Kembali ke soal duit. Orang-orang hidup yang sudah tidak mencari duit, menurut para leluhur sejatinya sudah jadi jenazah. Mereka sudah mati sakjroning urip alias meninggal dalam keadaan hidup-hidup.

Salah satu ajaran dalam warisan budaya Nusantara ini menurut saya menarik. Tapi saya agak kurang sreg dengan istilah “mencari duit” alias “golek duwit”.

Gimana ya. Kata “mencari” itu lho yang bikin saya nggak cocok. Seolah-olah duit itu ada di luar kita dan kita berusaha mendapatkannya. Sama halnya mencari hiburan atau mencari panas.

Kalau kita penggemar Rhoma Irama, seperti isi lagu-lagunya, untuk mendapatkan hiburan kita akan mencarinya ke Bina Ria atau Taman Ria…terajanaaaa….terajanaaaa…Kalau kita mencari panas, kita akan pergi ke tempat-tempat ada sinar mentari.

Lain rasanya kalau kita membuat hiburan atau membuat panas. Kita akan membangkitkan potensi di dalam diri sendiri. Kita bikin perasaan kita hepi sehingga terhibur. Kita bikin badan kita panas dengan lari-lari kecil atau apalah.

Maka saya lebih cocok dengan istilah “make money”. Potensi-potensi di dalam diri kita, entah itu bakat entah itu keahlian, kita bangkitkan, kita kerahkan, dan kita olah sehingga menghasilkan uang. Itu arti positifnya. Arti negatif “make money” ya bikin duit palsu. Tapi mari kita berangkat dari hal positif.

Sergey Brin dan Larry Page, kedua anak kelahiran Rusia yang bikin Google adalah salah satu contohnya. Contoh lain adalah Mark Zuckerberg dan Eva William yang masing-masing bikin facebook dan twitter. Atau anak Turki, Mike Lazaridis, yang bikin blackberry.

Kalau mereka sekadar mencari uang, dan bukan membuat uang, sudah pasti yang mereka kerjakan adalah hal-hal yang lumrah dikerjakan banyak orang lain, bukan atas dasar bakat dan kemampuannya sendiri yang khas dan unik. Itulah prinsip bekerja.

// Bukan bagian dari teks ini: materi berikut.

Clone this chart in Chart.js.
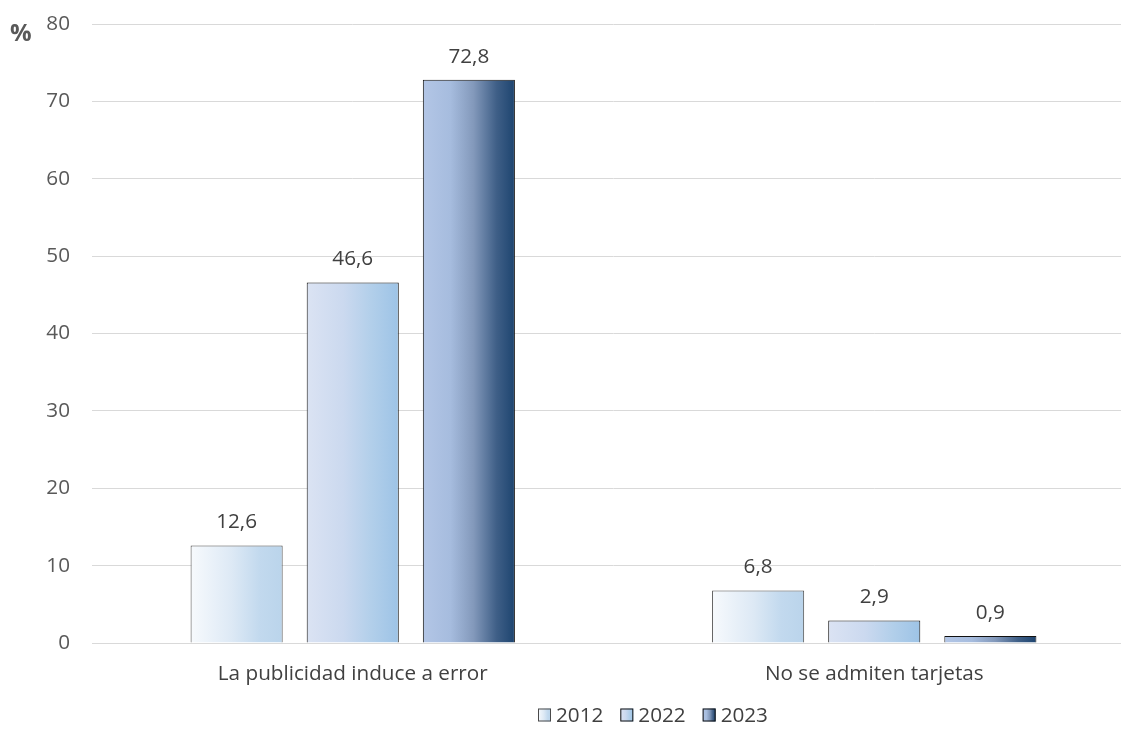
<!DOCTYPE html>
<html>
<head>
<meta charset="utf-8">
<script src="https://cdn.jsdelivr.net/npm/chart.js@4.4.1/dist/chart.umd.min.js"></script>
<style>
  html, body { margin: 0; padding: 0; background: #ffffff; overflow: hidden; }
  #wrap { width: 1121px; height: 735px; position: relative; overflow: hidden; }
  #c { position: absolute; left: 0; top: 0; }
</style>
</head>
<body>
<div id="wrap"><canvas id="c" width="1135" height="735"></canvas></div>
<script>
// Motivos de reclamación, en porcentaje
const categories = ['La publicidad induce a error', 'No se admiten tarjetas'];
const years = ['2012', '2022', '2023'];
const values2012 = [12.6, 6.8];
const values2022 = [46.6, 2.9];
const values2023 = [72.8, 0.9];
const yTicks = [0, 10, 20, 30, 40, 50, 60, 70, 80];

const FONT = "'Open Sans', 'DejaVu Sans', sans-serif";
const FS = 20.7;
const TEXT = '#404040';

// Horizontal colour ramps for each year's bars
const ramps = [
  { stops: [[0, '#f7fafd'], [0.45, '#dde9f5'], [0.75, '#c2d9ee'], [1, '#bad4eb']], border: '#4a4a4a' },
  { stops: [[0, '#dbe3f3'], [0.4, '#cbd9ef'], [0.7, '#b2cfea'], [1, '#9dc3e6']], border: '#111111' },
  { stops: [[0, '#b3c6e6'], [0.3, '#a6bcde'], [0.55, '#8399bb'], [0.8, '#3f5f87'], [1, '#1d446f']], border: '#111111' }
];

function rampGradient(ctx, x0, x1, ramp) {
  const g = ctx.createLinearGradient(x0, 0, x1, 0);
  ramp.stops.forEach(s => g.addColorStop(s[0], s[1]));
  return g;
}

const fmt = v => v.toFixed(1).replace('.', ',');

// Apply the gradients to each bar according to its drawn position
const barGradients = {
  id: 'barGradients',
  beforeDatasetsDraw(chart) {
    const ctx = chart.ctx;
    chart.data.datasets.forEach((ds, i) => {
      const meta = chart.getDatasetMeta(i);
      meta.data.forEach(el => {
        const x0 = el.x - el.width / 2, x1 = el.x + el.width / 2;
        el.options = Object.assign({}, el.options, {
          backgroundColor: rampGradient(ctx, x0, x1, ramps[i]),
          borderColor: ramps[i].border
        });
      });
    });
  }
};

// Value labels above bars, the "%" unit and the legend row
const annotations = {
  id: 'annotations',
  afterDatasetsDraw(chart) {
    const ctx = chart.ctx;
    ctx.save();
    ctx.font = FS + 'px ' + FONT;
    ctx.fillStyle = TEXT;
    ctx.textAlign = 'center';
    ctx.textBaseline = 'middle';
    chart.data.datasets.forEach((ds, i) => {
      chart.getDatasetMeta(i).data.forEach((el, j) => {
        ctx.fillText(fmt(ds.data[j]), el.x, el.y - 23);
      });
    });
    ctx.restore();
  },
  afterDraw(chart) {
    const ctx = chart.ctx;
    ctx.save();
    // unit marker
    ctx.font = 'bold 24px ' + FONT;
    ctx.fillStyle = '#595959';
    ctx.textAlign = 'left';
    ctx.textBaseline = 'middle';
    ctx.fillText('%', 10, 34);

    // legend
    ctx.font = FS + 'px ' + FONT;
    const box = 13, gapBox = 5, gapItem = 17;
    const widths = years.map(y => box + gapBox + ctx.measureText(y).width);
    let x = 538;
    const yc = 715;
    years.forEach((y, i) => {
      ctx.fillStyle = rampGradient(ctx, x, x + box, ramps[i]);
      ctx.fillRect(x, yc - box / 2, box, box);
      ctx.strokeStyle = ramps[i].border;
      ctx.lineWidth = 1;
      ctx.strokeRect(x + 0.5, yc - box / 2 + 0.5, box - 1, box - 1);
      ctx.fillStyle = TEXT;
      ctx.textBaseline = 'middle';
      ctx.fillText(y, x + box + gapBox, yc + 1);
      x += widths[i] + gapItem;
    });
    ctx.restore();
  }
};

new Chart(document.getElementById('c'), {
  type: 'bar',
  data: {
    labels: categories,
    datasets: [
      { label: years[0], data: values2012 },
      { label: years[1], data: values2022 },
      { label: years[2], data: values2023 }
    ]
  },
  options: {
    responsive: false,
    animation: false,
    devicePixelRatio: 1,
    layout: { padding: { top: 24, right: 0, bottom: 42, left: 0 } },
    datasets: {
      bar: {
        categoryPercentage: 0.668,
        barPercentage: 0.793,
        borderWidth: 1,
        borderColor: '#444444',
        backgroundColor: '#bdd7ee'
      }
    },
    plugins: {
      legend: { display: false },
      tooltip: { enabled: false }
    },
    scales: {
      x: {
        grid: { display: false, drawTicks: false },
        border: { display: true, color: '#d9d9d9', width: 1 },
        ticks: { color: TEXT, font: { family: FONT, size: FS }, padding: 19 },
        afterFit(scale) { scale.height = 50; scale.paddingLeft = 0; scale.paddingRight = 0; }
      },
      y: {
        min: 0,
        max: 80,
        afterBuildTicks(scale) { scale.ticks = yTicks.map(v => ({ value: v })); },
        grid: { color: '#d9d9d9', lineWidth: 1, drawTicks: false },
        border: { display: false },
        ticks: { color: '#595959', font: { family: FONT, size: FS }, padding: 22 },
        afterFit(scale) { scale.width = 92; scale.paddingTop = 0; scale.paddingBottom = 0; }
      }
    }
  },
  plugins: [barGradients, annotations]
});
</script>
</body>
</html>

Masih soal prinsip bekerja, lebih parah dari istilah  “golek duit” alias mencari duit adalah “nyambut gawe” yang juga populer di Jawa. Mencari duit masih punya konotasi keaktifan. “Nyambut gawe” lebih pasif. Ada gawe atau kerjaan lebih dahulu, baru kita sambut.

Yang sudah tepat dalam tradisi kita, setidaknya tradisi Jawa, adalah “mbangun asmoro” untuk “make love”. “Mbangun asmoro” kurang lebih berarti membangun atau membuat cinta. Ah, andai sejak dulu nenek-moyang kita mengajarkan…wong mati ora obah, yen obah medeni bocah, yen urip make money please…dunia wirausaha akan pesat di tanah air.